Needless to say, fans of Forman’s work will be flocking to buy this the day it releases. It needs no further endorsement from me or any other reviewer – the name of Gayle Forman is enough to ensure that it delivers and lives up to expectations. And yet, I was still surprised when I read this novel. While Mia and Allyson are both very different heroines, they do share subtle similarities in their lifestyle. Adam and Willem, however, are as different as can be and I love that I love these two distinct male narratives for different reasons. Despite both being darkly flawed beings, Adam and Willem find ways to cope with their lives and move on. And, best of all, I love that both these duologies are of a different nature.

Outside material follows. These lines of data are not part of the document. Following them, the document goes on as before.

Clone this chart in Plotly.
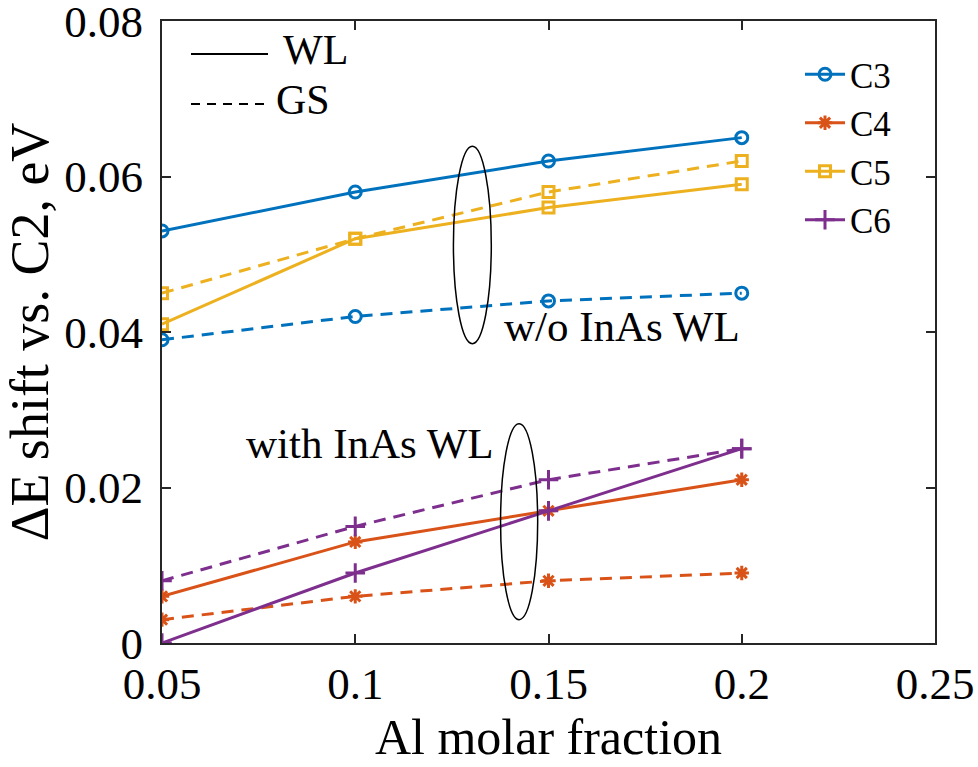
import plotly.graph_objects as go

# ---------------- data ----------------
al_fraction = [0.05, 0.10, 0.15, 0.20]

c3_wl = [0.053, 0.058, 0.062, 0.065]
c3_gs = [0.039, 0.042, 0.044, 0.045]
c4_wl = [0.006, 0.013, 0.017, 0.021]
c4_gs = [0.003, 0.006, 0.008, 0.009]
c5_wl = [0.041, 0.052, 0.056, 0.059]
c5_gs = [0.045, 0.052, 0.058, 0.062]
c6_wl = [0.000, 0.009, 0.017, 0.025]
c6_gs = [0.008, 0.015, 0.021, 0.025]

series_names = ["C3", "C4", "C5", "C6"]
wl_values = [c3_wl, c4_wl, c5_wl, c6_wl]
gs_values = [c3_gs, c4_gs, c5_gs, c6_gs]
colors = ["#0072BD", "#D95319", "#EDB120", "#7E2F8E"]
symbols = ["circle-open", "asterisk-open", "square-open", "cross-thin-open"]
marker_sizes = [12, 12, 11, 14]

x_ticks = [0.05, 0.1, 0.15, 0.2, 0.25]
x_ticklabels = ["0.05", "0.1", "0.15", "0.2", "0.25"]
y_ticks = [0, 0.02, 0.04, 0.06, 0.08]
y_ticklabels = ["0", "0.02", "0.04", "0.06", "0.08"]

# ellipses (data coords): center x, center y, half-width, half-height
ellipse_wo = (0.1303, 0.0512, 0.0049, 0.0127)
ellipse_with = (0.1424, 0.0156, 0.0048, 0.0126)

FONT = "Liberation Serif, Times New Roman, serif"
AXIS_COLOR = "#262626"
LW = 3

fig = go.Figure()

for name, wl, gs, col, sym, ms in zip(series_names, wl_values, gs_values,
                                       colors, symbols, marker_sizes):
    fig.add_trace(go.Scatter(
        x=al_fraction, y=wl, mode="lines+markers", name=name,
        legendgroup=name, showlegend=True,
        line=dict(color=col, width=LW),
        marker=dict(symbol=sym, size=ms, color=col,
                    line=dict(color=col, width=3)),
    ))
    fig.add_trace(go.Scatter(
        x=al_fraction, y=gs, mode="lines+markers", name=name + " GS",
        legendgroup=name, showlegend=False,
        line=dict(color=col, width=LW, dash="12px,8px"),
        marker=dict(symbol=sym, size=ms, color=col,
                    line=dict(color=col, width=3)),
    ))

# ellipses
for cx, cy, hw, hh in (ellipse_wo, ellipse_with):
    fig.add_shape(type="circle", xref="x", yref="y",
                  x0=cx - hw, x1=cx + hw, y0=cy - hh, y1=cy + hh,
                  line=dict(color="black", width=1.5))

# line-style legend (WL / GS) drawn in paper coords
def px_x(p):
    return (p - 162) / 773.0

def px_y(p):
    return (643 - p) / 622.0

fig.add_shape(type="line", xref="paper", yref="paper",
              x0=px_x(191), x1=px_x(268), y0=px_y(54), y1=px_y(54),
              line=dict(color="black", width=2.2))
fig.add_shape(type="line", xref="paper", yref="paper",
              x0=px_x(191), x1=px_x(268), y0=px_y(104), y1=px_y(104),
              line=dict(color="black", width=2.2, dash="9px,7px"))
fig.add_annotation(xref="paper", yref="paper", x=px_x(281), y=px_y(50),
                   text="WL", showarrow=False, xanchor="left", yanchor="middle",
                   font=dict(family=FONT, size=42, color="black"))
fig.add_annotation(xref="paper", yref="paper", x=px_x(274), y=px_y(100),
                   text="GS", showarrow=False, xanchor="left", yanchor="middle",
                   font=dict(family=FONT, size=42, color="black"))

fig.add_annotation(xref="paper", yref="paper", x=px_x(622), y=px_y(326),
                   text="w/o InAs WL", showarrow=False,
                   xanchor="center", yanchor="middle",
                   font=dict(family=FONT, size=43, color="black"))
fig.add_annotation(xref="paper", yref="paper", x=px_x(370), y=px_y(443),
                   text="with InAs WL", showarrow=False,
                   xanchor="center", yanchor="middle",
                   font=dict(family=FONT, size=43, color="black"))

fig.update_xaxes(
    range=[0.05, 0.25], tickvals=x_ticks, ticktext=x_ticklabels,
    ticks="inside", ticklen=9, tickwidth=1.5, tickcolor=AXIS_COLOR,
    showline=True, linecolor=AXIS_COLOR, linewidth=2, mirror="ticks",
    showgrid=False, zeroline=False, automargin=False,
    ticklabeloverflow="allow",
    tickfont=dict(family=FONT, size=45, color="black"),
    title=dict(text="Al molar fraction", standoff=10,
               font=dict(family=FONT, size=50, color="black")),
)
fig.update_yaxes(
    range=[0, 0.08], tickvals=y_ticks, ticktext=y_ticklabels,
    ticks="inside", ticklen=9, tickwidth=1.5, tickcolor=AXIS_COLOR,
    showline=True, linecolor=AXIS_COLOR, linewidth=2, mirror="ticks",
    showgrid=False, zeroline=False, automargin=False,
    ticklabeloverflow="allow",
    tickfont=dict(family=FONT, size=45, color="black"),
    ticklabelstandoff=8,
    title=dict(text="ΔE shift vs. C2, eV", standoff=8,
               font=dict(family=FONT, size=54, color="black")),
)

fig.update_layout(
    width=978, height=767,
    margin=dict(l=162, r=43, t=21, b=124),
    paper_bgcolor="white", plot_bgcolor="white",
    showlegend=True,
    legend=dict(x=px_x(800), y=px_y(45), xanchor="left", yanchor="top",
                bgcolor="rgba(0,0,0,0)", borderwidth=0,
                font=dict(family=FONT, size=35, color="black"),
                tracegroupgap=0, itemwidth=40),
)

fig.write_html("out.html",
               config={"displayModeBar": False},
               post_script="document.body.style.margin='0';"
                           "document.body.style.padding='0';")
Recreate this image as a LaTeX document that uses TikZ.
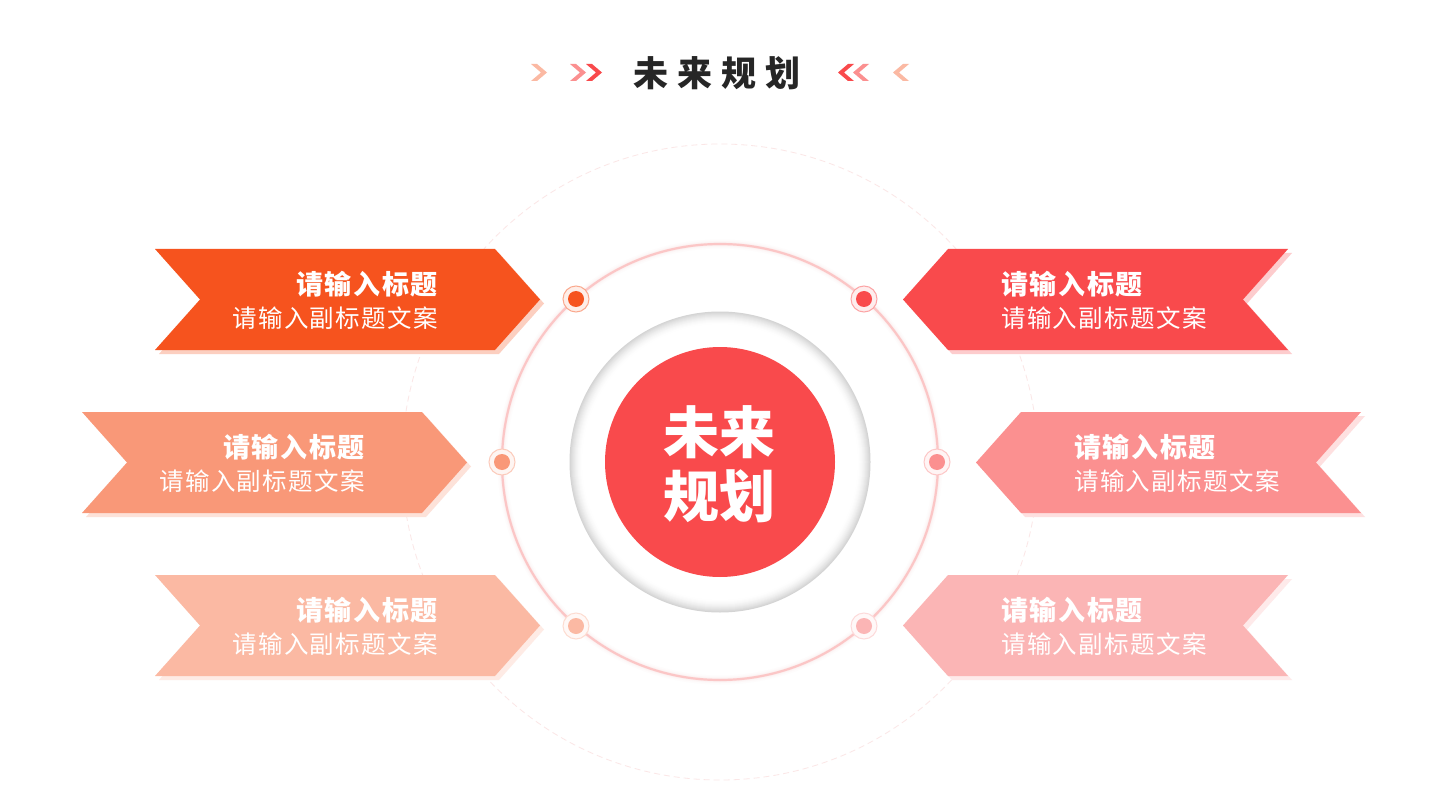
\documentclass[tikz,border=0pt]{standalone}
\usepackage{fontspec}
\newfontfamily\cjk{Noto Sans CJK SC}
\definecolor{cA}{HTML}{F6531E}
\definecolor{cB}{HTML}{F99878}
\definecolor{cC}{HTML}{FBB9A3}
\definecolor{cD}{HTML}{F94A4C}
\definecolor{cE}{HTML}{FB9090}
\definecolor{cF}{HTML}{FBB5B5}
\definecolor{ringpink}{HTML}{FBC6C6}
\definecolor{faintpink}{HTML}{FBE6E6}
\definecolor{titlegray}{HTML}{262626}
\newcommand{\ribright}[3]{% left x, top y, colour ; points right
  \fill[#3!28] ({#1+4},{#2+4}) -- ({#1+344},{#2+4}) -- ({#1+389},{#2+54.5}) -- ({#1+344},{#2+105}) -- ({#1+4},{#2+105}) -- ({#1+49},{#2+54.5}) -- cycle;
  \fill[#3] (#1,#2) -- ({#1+340},#2) -- ({#1+385},{#2+50.5}) -- ({#1+340},{#2+101}) -- (#1,{#2+101}) -- ({#1+45},{#2+50.5}) -- cycle;}
\newcommand{\ribleft}[3]{% tip x, top y, colour ; points left
  \fill[#3!28] ({#1+4},{#2+54.5}) -- ({#1+49},{#2+4}) -- ({#1+389},{#2+4}) -- ({#1+344},{#2+54.5}) -- ({#1+389},{#2+105}) -- ({#1+49},{#2+105}) -- cycle;
  \fill[#3] (#1,{#2+50.5}) -- ({#1+45},#2) -- ({#1+385},#2) -- ({#1+340},{#2+50.5}) -- ({#1+385},{#2+101}) -- ({#1+45},{#2+101}) -- cycle;}
\newcommand{\chevR}[3]{% left x, top y, colour
  \fill[#3] (#1,#2) -- ({#1+6},#2) -- ({#1+16},{#2+8.5}) -- ({#1+6},{#2+17}) -- (#1,{#2+17}) -- ({#1+10},{#2+8.5}) -- cycle;}
\newcommand{\chevL}[3]{% right x, top y, colour
  \fill[#3] (#1,#2) -- ({#1-6},#2) -- ({#1-16},{#2+8.5}) -- ({#1-6},{#2+17}) -- (#1,{#2+17}) -- ({#1-10},{#2+8.5}) -- cycle;}
\tikzset{
  ttl/.style={inner sep=0pt, text=white, font=\cjk\bfseries\fontsize{27}{27}\selectfont\addfontfeature{LetterSpace=6}},
  sub/.style={inner sep=0pt, text=white, font=\cjk\fontsize{24.5}{24.5}\selectfont\addfontfeature{LetterSpace=5.5}},
  dotouter/.style={circle, minimum size=26pt, inner sep=0pt, line width=1pt},
  dotinner/.style={circle, minimum size=16pt, inner sep=0pt},
}
\begin{document}
\begin{tikzpicture}[x=1pt,y=-1pt]
\useasboundingbox (0,0) rectangle (1440,810);
\fill[white] (0,0) rectangle (1440,810);
% header
\node[inner sep=0pt, text=titlegray, font=\cjk\bfseries\fontsize{35}{35}\selectfont] (head) at (717,73) {未\hspace{9pt}来\hspace{9pt}规\hspace{9pt}划};
\chevR{531}{64}{cC}
\chevR{570}{64}{cE}
\chevR{586}{64}{cD}
\chevL{854}{64}{cD}
\chevL{869}{64}{cE}
\chevL{909}{64}{cC}
% outer faint dashed circle
\coordinate (c) at (720,462);
\draw[faintpink, line width=0.8pt, dash pattern=on 6pt off 4pt] (c) circle[radius=318];
% pink ring with glow
\foreach \w/\o in {9/0.05,6/0.08,3.5/0.15}{\draw[ringpink, line width=\w pt, opacity=\o] (c) circle[radius=218];}
\draw[ringpink, line width=2.2pt] (c) circle[radius=218];
% grey soft ring (inner shadow)
\foreach \i in {0,...,11}{
  \pgfmathsetmacro\g{17*(1-\i/12)^1.6}
  \fill[black!\g] (c) circle[radius={150.5-\i}];
}
\fill[white] (c) circle[radius=138];
% ribbons
\ribright{155}{249}{cA}
\ribright{82}{412}{cB}
\ribright{155}{575}{cC}
\ribleft{903}{249}{cD}
\ribleft{976}{412}{cE}
\ribleft{903}{575}{cF}
% centre
\node[circle, fill=cD, minimum size=230pt, inner sep=0pt] (core) at (c) {};
\node[inner sep=0pt, text=white, font=\cjk\bfseries\fontsize{56}{56}\selectfont] (l1) at (719,432) {未来};
\node[inner sep=0pt, text=white, font=\cjk\bfseries\fontsize{56}{56}\selectfont] (l2) at (719,496) {规划};
% dots
\foreach \n/\x/\y/\col in {d1/576/299/cA, d2/502/462/cB, d3/576/626/cC, d4/864/299/cD, d5/937/462/cE, d6/864/626/cF}{
  \node[dotouter, draw=\col!50, fill=\col!10] (\n) at (\x,\y) {};
  \node[dotinner, fill=\col] at (\n) {};
}
% texts
\node[ttl, anchor=east] (t1) at (438,284) {请输入标题};
\node[sub, anchor=east] (s1) at (438,318) {请输入副标题文案};
\node[ttl, anchor=east] (t2) at (365,447) {请输入标题};
\node[sub, anchor=east] (s2) at (365,481) {请输入副标题文案};
\node[ttl, anchor=east] (t3) at (438,610) {请输入标题};
\node[sub, anchor=east] (s3) at (438,644) {请输入副标题文案};
\node[ttl, anchor=west] (t4) at (1001,284) {请输入标题};
\node[sub, anchor=west] (s4) at (1001,318) {请输入副标题文案};
\node[ttl, anchor=west] (t5) at (1074,447) {请输入标题};
\node[sub, anchor=west] (s5) at (1074,481) {请输入副标题文案};
\node[ttl, anchor=west] (t6) at (1001,610) {请输入标题};
\node[sub, anchor=west] (s6) at (1001,644) {请输入副标题文案};
\end{tikzpicture}
\end{document}
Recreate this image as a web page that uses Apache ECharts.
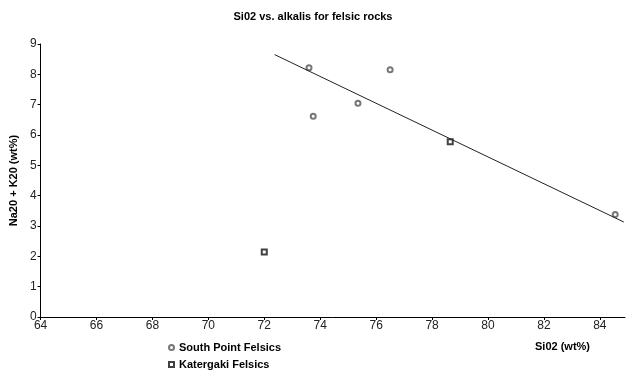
<!DOCTYPE html>
<html>
<head>
<meta charset="utf-8">
<script src="https://cdn.jsdelivr.net/npm/echarts@6/dist/echarts.min.js"></script>
<style>
  html, body { margin: 0; padding: 0; background: #fff; }
  #chart { width: 626px; height: 373px; }
</style>
</head>
<body>
<div id="chart"></div>
<script>
// values
const southPointSiO2 = [73.6, 73.75, 75.35, 76.5, 84.55]
const southPointAlk = [8.22, 6.62, 7.05, 8.15, 3.38]
const katergakiSiO2 = [72.0, 78.65]
const katergakiAlk = [2.14, 5.78]
const trendSiO2 = [72.37, 84.86]
const trendAlk = [8.65, 3.13]

const font = 'Liberation Sans'
const pairs = (xs, ys) => xs.map((x, i) => [x, ys[i]])
const boldText = { fontFamily: font, fontSize: 11, fontWeight: 'bold', color: '#000' }

const chart = echarts.init(document.getElementById('chart'))

chart.setOption({
  backgroundColor: '#fff',
  animation: false,
  title: {
    text: 'Si02 vs. alkalis for felsic rocks',
    left: 'center', top: 6,
    textStyle: boldText
  },
  legend: [
    {
      left: 163, top: 337, itemWidth: 5, itemHeight: 5, itemGap: 8,
      data: [{ name: 'South Point Felsics', icon: 'emptyCircle' }],
      textStyle: boldText
    },
    {
      left: 163, top: 354, itemWidth: 5, itemHeight: 5, itemGap: 8,
      data: [{ name: 'Katergaki Felsics', icon: 'emptyRect' }],
      textStyle: boldText
    }
  ],
  grid: { left: 40, top: 44, right: 1, bottom: 56, containLabel: false },
  xAxis: {
    type: 'value',
    min: 64, max: 84.9, interval: 2,
    axisLine: { lineStyle: { color: '#000', width: 1 } },
    axisTick: { show: true, length: 3, lineStyle: { color: '#000' } },
    axisLabel: {
      fontFamily: font, fontSize: 12, color: '#222', margin: 3,
      showMaxLabel: false
    },
    splitLine: { show: false }
  },
  yAxis: {
    type: 'value',
    min: 0, max: 9, interval: 1,
    name: 'Na20 + K20 (wt%)',
    nameLocation: 'middle', nameRotate: 90, nameGap: 20,
    nameTextStyle: boldText,
    axisLine: { show: true, lineStyle: { color: '#000', width: 1 } },
    axisTick: { show: true, length: 3, lineStyle: { color: '#000' } },
    axisLabel: { fontFamily: font, fontSize: 12, color: '#222', margin: 4 },
    splitLine: { show: false }
  },
  graphic: [{
    type: 'text', left: 535, top: 341,
    style: { text: 'Si02 (wt%)', fontFamily: font, fontSize: 11, fontWeight: 'bold', fill: '#000' }
  }],
  series: [
    {
      name: 'trend',
      type: 'line',
      data: pairs(trendSiO2, trendAlk),
      symbol: 'none',
      lineStyle: { color: '#222', width: 1 },
      silent: true
    },
    {
      name: 'South Point Felsics',
      type: 'scatter',
      data: pairs(southPointSiO2, southPointAlk),
      symbol: 'emptyCircle', symbolSize: 5,
      itemStyle: { color: '#555', borderColor: '#555', borderWidth: 1 }
    },
    {
      name: 'Katergaki Felsics',
      type: 'scatter',
      data: pairs(katergakiSiO2, katergakiAlk),
      symbol: 'emptyRect', symbolSize: 5,
      itemStyle: { color: '#111', borderColor: '#111', borderWidth: 1 }
    }
  ]
})
</script>
</body>
</html>
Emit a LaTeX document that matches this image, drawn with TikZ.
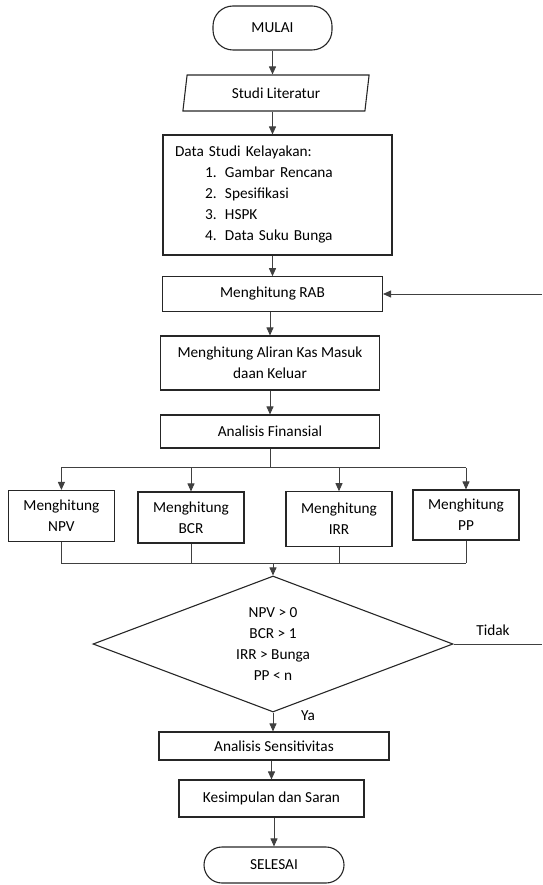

Where She Went is more sequel than companion novel, whereas Just One Year relies on the dates, time periods, and locations of Just One Day to be fully experienced at its raw potential. Perhaps best of all, though, Shakespeare remains the underlying inspiration, connecting together the books and giving rise to the tones they convey. With the magic she has worked up, Forman has ensured one thing: you will close her novel stained.